__EXERCISE BRIEF__
Only the span from the line containing "Recreate this image" down to the line containing "import numpy as np" is to be printed, exactly and inclusively, with pictures omitted.
start
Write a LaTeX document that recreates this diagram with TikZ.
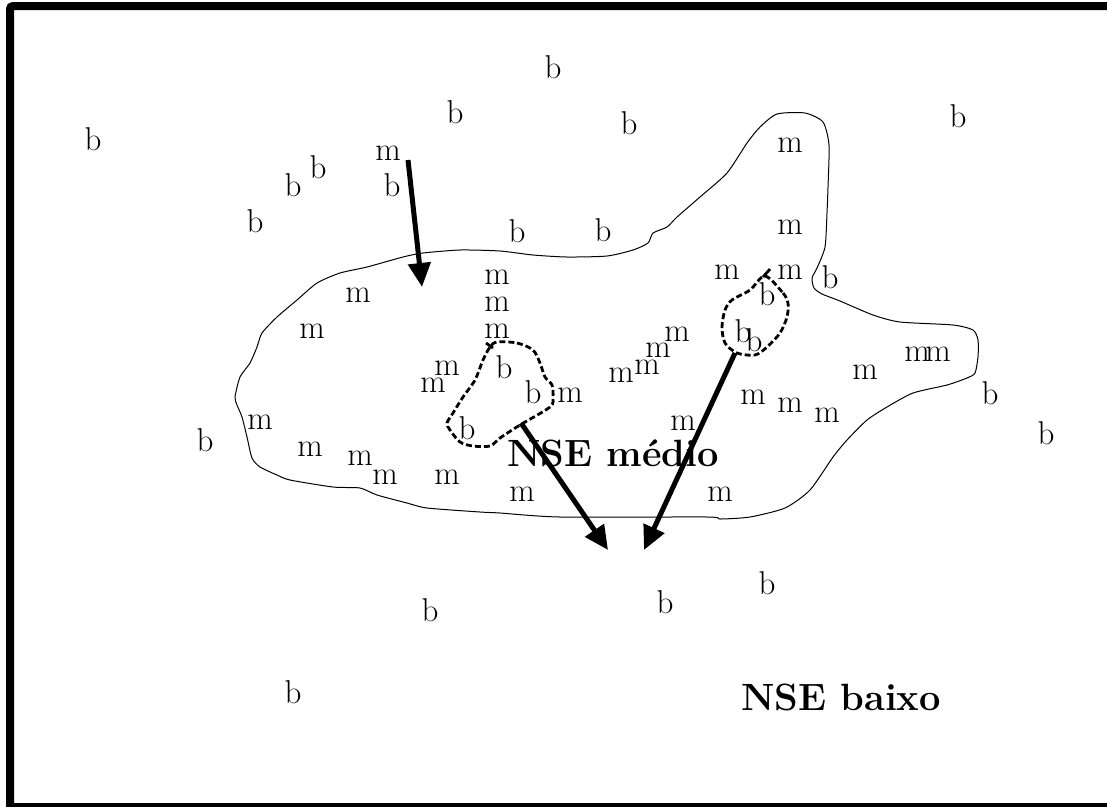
\documentclass[tikz,border=0pt]{standalone}
\usepackage{fontspec}
\usetikzlibrary{arrows.meta}
\tikzset{
  lt/.style={inner sep=0pt, font=\fontsize{33}{38}\selectfont},
  big/.style={inner sep=0pt, font=\fontsize{38}{44}\selectfont\bfseries},
  outline/.style={line width=1pt, line join=round},
  loop/.style={line width=2.8pt, dash pattern=on 6pt off 3pt, line join=round},
  arr/.style={line width=5pt, -{Triangle[width=22pt,length=24pt]}},
}
\begin{document}
\begin{tikzpicture}[x=1pt,y=-1pt]
\fill[white] (0,0) rectangle (1107,807);
\useasboundingbox (0,0) rectangle (1107,807);
% frame
\draw[line width=8pt, rounded corners=3pt] (10,803) -- (10,6) -- (1107,6);
\draw[line width=4pt] (6,805) -- (1107,805);
% NSE medio region
\draw[outline] plot[smooth cycle, tension=0.4] coordinates {
(777,114) (805,113) (823,122) (829,145) (828,187) (827,213) (825,247) (817,268)
(812,278) (814,288) (822,294) (840,301) (873,315) (900,322) (953,325) (973,330)
(978,340) (978,357) (975,373) (967,378) (947,385) (913,393) (887,407) (867,420)
(847,440) (833,457) (810,490) (785,508) (750,517) (720,519) (707,517) (560,517)
(500,513) (480,512) (427,508) (407,503) (377,495) (360,488) (333,487) (290,480)
(277,475) (260,467) (252,458) (247,437) (242,417) (237,405) (235,397) (240,377)
(250,363) (257,347) (262,333) (277,317) (297,300) (317,283) (340,273) (367,267)
(403,257) (423,253) (460,250) (500,251) (533,255) (567,257) (607,256) (633,250)
(648,243) (653,233) (667,227) (677,217) (700,197) (727,173) (747,143) (760,127)};
% dashed loops
\draw[loop] plot[smooth cycle, tension=0.5] coordinates {
(497,342) (517,343) (533,350) (540,363) (545,377) (552,385) (553,397) (550,407)
(520,425) (500,438) (490,446) (473,446) (460,442) (450,430) (447,423) (453,413)
(463,397) (475,380) (483,360) (490,347)};
\draw[line width=2.8pt] (486,343) -- (493,348);
\draw[loop] plot[smooth cycle, tension=0.5] coordinates {
(765,276) (783,293) (788,303) (787,317) (780,333) (767,347) (755,355) (737,353)
(725,343) (722,327) (725,310) (732,300) (750,290)};
\draw[line width=2.8pt] (763,277) -- (770,269);
% arrow end points
\coordinate (a1s) at (408,160);
\coordinate (a1e) at (422,287);
\coordinate (a2s) at (521,423);
\coordinate (a2e) at (608,550);
\coordinate (a3s) at (735,353);
\coordinate (a3e) at (644,550);
\draw[arr] (a1s) -- (a1e);
\draw[arr] (a2s) -- (a2e);
\draw[arr] (a3s) -- (a3e);
% b letters
\node[lt] (b1) at (93,139) {b};
\node[lt] (b2) at (553,67) {b};
\node[lt] (b3) at (455,112) {b};
\node[lt] (b4) at (629,123) {b};
\node[lt] (b5) at (958,116) {b};
\node[lt] (b6) at (318,167) {b};
\node[lt] (b7) at (293,185) {b};
\node[lt] (b8) at (392,185) {b};
\node[lt] (b9) at (255,221) {b};
\node[lt] (b10) at (517,231) {b};
\node[lt] (b11) at (603,230) {b};
\node[lt] (b12) at (830,277) {b};
\node[lt] (b13) at (767,294) {b};
\node[lt] (b14) at (743,331) {b};
\node[lt] (b15) at (754,340) {b};
\node[lt] (b16) at (504,367) {b};
\node[lt] (b17) at (533,392) {b};
\node[lt] (b18) at (467,428) {b};
\node[lt] (b19) at (990,393) {b};
\node[lt] (b20) at (1046,433) {b};
\node[lt] (b21) at (205,440) {b};
\node[lt] (b22) at (767,583) {b};
\node[lt] (b23) at (665,602) {b};
\node[lt] (b24) at (430,610) {b};
\node[lt] (b25) at (293,692) {b};
% m letters
\node[lt] (m1) at (388,153) {m};
\node[lt] (m2) at (790,145) {m};
\node[lt] (m3) at (790,227) {m};
\node[lt] (m4) at (727,272) {m};
\node[lt] (m5) at (790,272) {m};
\node[lt] (m6) at (497,277) {m};
\node[lt] (m7) at (358,295) {m};
\node[lt] (m8) at (497,304) {m};
\node[lt] (m9) at (312,331) {m};
\node[lt] (m10) at (497,331) {m};
\node[lt] (m11) at (677,334) {m};
\node[lt] (m12) at (658,350) {m};
\node[lt] (m13) at (647,367) {m};
\node[lt] (m14) at (621,375) {m};
\node[lt] (m15) at (447,368) {m};
\node[lt] (m16) at (433,385) {m};
\node[lt] (m17) at (570,395) {m};
\node[lt] (m18) at (917,354) {m};
\node[lt] (m19) at (938,354) {m};
\node[lt] (m20) at (865,372) {m};
\node[lt] (m21) at (753,397) {m};
\node[lt] (m22) at (790,405) {m};
\node[lt] (m23) at (827,415) {m};
\node[lt] (m24) at (683,423) {m};
\node[lt] (m25) at (260,422) {m};
\node[lt] (m26) at (310,449) {m};
\node[lt] (m27) at (360,458) {m};
\node[lt] (m28) at (385,477) {m};
\node[lt] (m29) at (447,477) {m};
\node[lt] (m30) at (522,494) {m};
\node[lt] (m31) at (720,494) {m};
% labels
\node[big] (medio) at (613,453) {NSE médio};
\node[big] (baixo) at (841,697) {NSE baixo};
\fill[white] (1096,14) rectangle (1108,799);
\end{tikzpicture}
\end{document}
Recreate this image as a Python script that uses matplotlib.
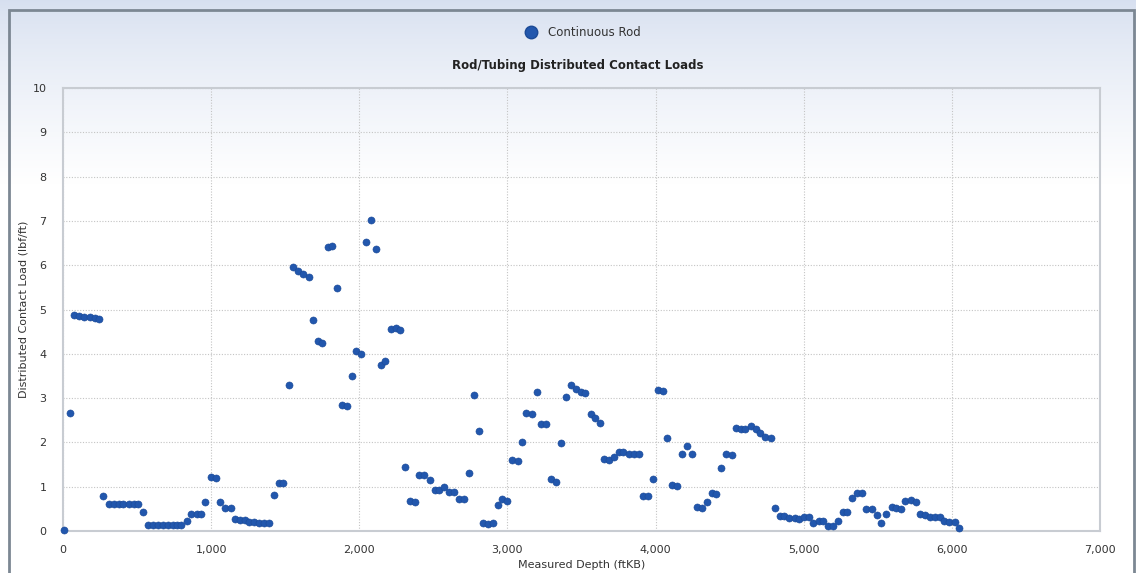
import matplotlib
matplotlib.use("Agg")
import matplotlib.pyplot as plt
import matplotlib.ticker as mtick
from matplotlib.patches import Rectangle
from matplotlib.lines import Line2D
import numpy as np

# ----------------------------------------------------------
# Contact load survey along the continuous rod string
# ----------------------------------------------------------
depth_ft = [
    8, 47, 76, 110, 141, 182, 214, 245, 272, 313,
    345, 376, 407, 448, 479, 508, 538, 574, 610, 641,
    673, 709, 741, 772, 799, 835, 866, 902, 934, 961,
    999, 1033, 1060, 1092, 1132, 1163, 1195, 1227, 1258, 1290,
    1326, 1357, 1393, 1427, 1456, 1488, 1527, 1555, 1589, 1620,
    1659, 1687, 1720, 1751, 1787, 1818, 1850, 1881, 1915, 1949,
    1980, 2014, 2043, 2082, 2113, 2145, 2176, 2215, 2246, 2277,
    2309, 2345, 2379, 2406, 2440, 2478, 2510, 2541, 2573, 2606,
    2640, 2674, 2705, 2743, 2773, 2805, 2833, 2869, 2903, 2935,
    2966, 2998, 3034, 3068, 3095, 3126, 3167, 3197, 3225, 3259,
    3295, 3329, 3360, 3392, 3428, 3462, 3495, 3525, 3563, 3592,
    3624, 3653, 3689, 3722, 3754, 3783, 3820, 3856, 3889, 3914,
    3948, 3984, 4015, 4049, 4078, 4114, 4148, 4177, 4211, 4249,
    4279, 4313, 4344, 4378, 4411, 4443, 4475, 4513, 4543, 4577,
    4607, 4643, 4675, 4708, 4740, 4776, 4805, 4837, 4870, 4900,
    4938, 4970, 4999, 5033, 5066, 5100, 5131, 5165, 5201, 5231,
    5262, 5294, 5329, 5363, 5395, 5422, 5462, 5494, 5523, 5555,
    5593, 5624, 5656, 5687, 5726, 5757, 5787, 5818, 5850, 5886,
    5917, 5949, 5983, 6018, 6050,
]

contact_load = [
    0.02, 2.67, 4.87, 4.85, 4.84, 4.82, 4.80, 4.79, 0.78, 0.60,
    0.60, 0.60, 0.60, 0.60, 0.60, 0.60, 0.44, 0.13, 0.13, 0.13,
    0.13, 0.13, 0.13, 0.13, 0.13, 0.23, 0.38, 0.38, 0.38, 0.65,
    1.21, 1.19, 0.65, 0.51, 0.51, 0.28, 0.25, 0.25, 0.20, 0.20,
    0.18, 0.18, 0.18, 0.82, 1.08, 1.08, 3.29, 5.95, 5.87, 5.80,
    5.74, 4.76, 4.29, 4.24, 6.41, 6.44, 5.49, 2.84, 2.82, 3.49,
    4.06, 4.00, 6.52, 7.01, 6.37, 3.75, 3.83, 4.55, 4.58, 4.53,
    1.44, 0.68, 0.65, 1.26, 1.26, 1.14, 0.93, 0.93, 0.99, 0.88,
    0.88, 0.72, 0.72, 1.32, 3.08, 2.25, 0.17, 0.15, 0.17, 0.59,
    0.73, 0.67, 1.60, 1.58, 2.02, 2.66, 2.63, 3.13, 2.41, 2.41,
    1.17, 1.11, 1.99, 3.03, 3.29, 3.21, 3.14, 3.11, 2.64, 2.54,
    2.43, 1.63, 1.60, 1.68, 1.79, 1.79, 1.74, 1.74, 1.74, 0.80,
    0.78, 1.17, 3.19, 3.16, 2.10, 1.03, 1.01, 1.74, 1.92, 1.74,
    0.55, 0.52, 0.65, 0.86, 0.83, 1.43, 1.74, 1.71, 2.33, 2.30,
    2.30, 2.36, 2.30, 2.21, 2.12, 2.09, 0.52, 0.34, 0.34, 0.29,
    0.29, 0.26, 0.32, 0.32, 0.18, 0.23, 0.23, 0.11, 0.11, 0.23,
    0.44, 0.44, 0.75, 0.86, 0.86, 0.49, 0.49, 0.37, 0.18, 0.38,
    0.54, 0.52, 0.49, 0.67, 0.71, 0.65, 0.39, 0.36, 0.31, 0.32,
    0.32, 0.23, 0.20, 0.20, 0.07,
]

series_name = "Continuous Rod"
chart_title = "Rod/Tubing Distributed Contact Loads"

marker_color = "#2257ad"
text_color = "#333333"

plt.rcParams["font.family"] = ["DejaVu Sans"]

fig = plt.figure(figsize=(11.36, 5.73), dpi=100)

# ----------------------------------------------------------
# Panel background: pale blue fading to white, grey frame
# ----------------------------------------------------------
bg = fig.add_axes([0, 0, 1, 1], zorder=-10)
grad = np.linspace(0, 1, 512).reshape(-1, 1)
top_rgb = np.array([0.84, 0.875, 0.94])
white = np.array([1.0, 1.0, 1.0])
fade = np.clip(grad / 0.32, 0, 1) ** 0.75
img = top_rgb * (1 - fade) + white * fade
bg.imshow(img[:, None, :].repeat(2, axis=1), aspect="auto",
          extent=[0, 1, 0, 1], origin="upper")
bg.set_xlim(0, 1)
bg.set_ylim(0, 1)
bg.axis("off")
bg.add_patch(Rectangle((9 / 1136, -0.05), (1134 - 9) / 1136, 1.05 - 10 / 573,
                       fill=False, edgecolor="#7c8793", linewidth=2.0))

# ----------------------------------------------------------
# Scatter plot
# ----------------------------------------------------------
ax = fig.add_axes([63 / 1136, 1 - 531 / 573, (1100 - 63) / 1136, (531 - 88) / 573])
ax.patch.set_alpha(0.0)

ax.scatter(depth_ft, contact_load, s=26, color=marker_color,
           edgecolors="#1b4a96", linewidths=0.4, zorder=3, clip_on=False)

ax.set_xlim(0, 7000)
ax.set_ylim(0, 10)
ax.xaxis.set_major_locator(mtick.MultipleLocator(1000))
ax.yaxis.set_major_locator(mtick.MultipleLocator(1))
ax.xaxis.set_major_formatter(mtick.FuncFormatter(lambda v, p: f"{int(v):,}"))

ax.grid(True, linestyle=(0, (1, 1.5)), color="#c4c4c4", linewidth=0.8, zorder=1)
ax.tick_params(length=0, pad=12, labelsize=8, colors=text_color)
ax.tick_params(axis="x", pad=10)

for side in ["top", "right", "bottom", "left"]:
    ax.spines[side].set_color("#c8ccd2")
    ax.spines[side].set_linewidth(1.5)

ax.set_xlabel("Measured Depth (ftKB)", fontsize=8, color=text_color, labelpad=4)
ax.set_ylabel("Distributed Contact Load (lbf/ft)", fontsize=8, color=text_color, labelpad=3)

# Title and legend sit above the plot area
fig.text(578 / 1136, 1 - 66 / 573, chart_title, ha="center", va="center",
         fontsize=8.5, fontweight="bold", color="#222222")

handle = Line2D([], [], marker="o", linestyle="none", markersize=9,
                markerfacecolor=marker_color, markeredgecolor="#1b4a96")
fig.legend([handle], [series_name], loc="center",
           bbox_to_anchor=(580 / 1136, 1 - 33 / 573), frameon=False,
           fontsize=8.5, handletextpad=0.4, labelcolor=text_color)

fig.savefig("out.png", dpi=100)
end
__TASK OUTPUT__
Recreate this image as a Python script that uses matplotlib.
import matplotlib
matplotlib.use("Agg")
import matplotlib.pyplot as plt
import matplotlib.ticker as mtick
from matplotlib.patches import Rectangle
from matplotlib.lines import Line2D
import numpy as np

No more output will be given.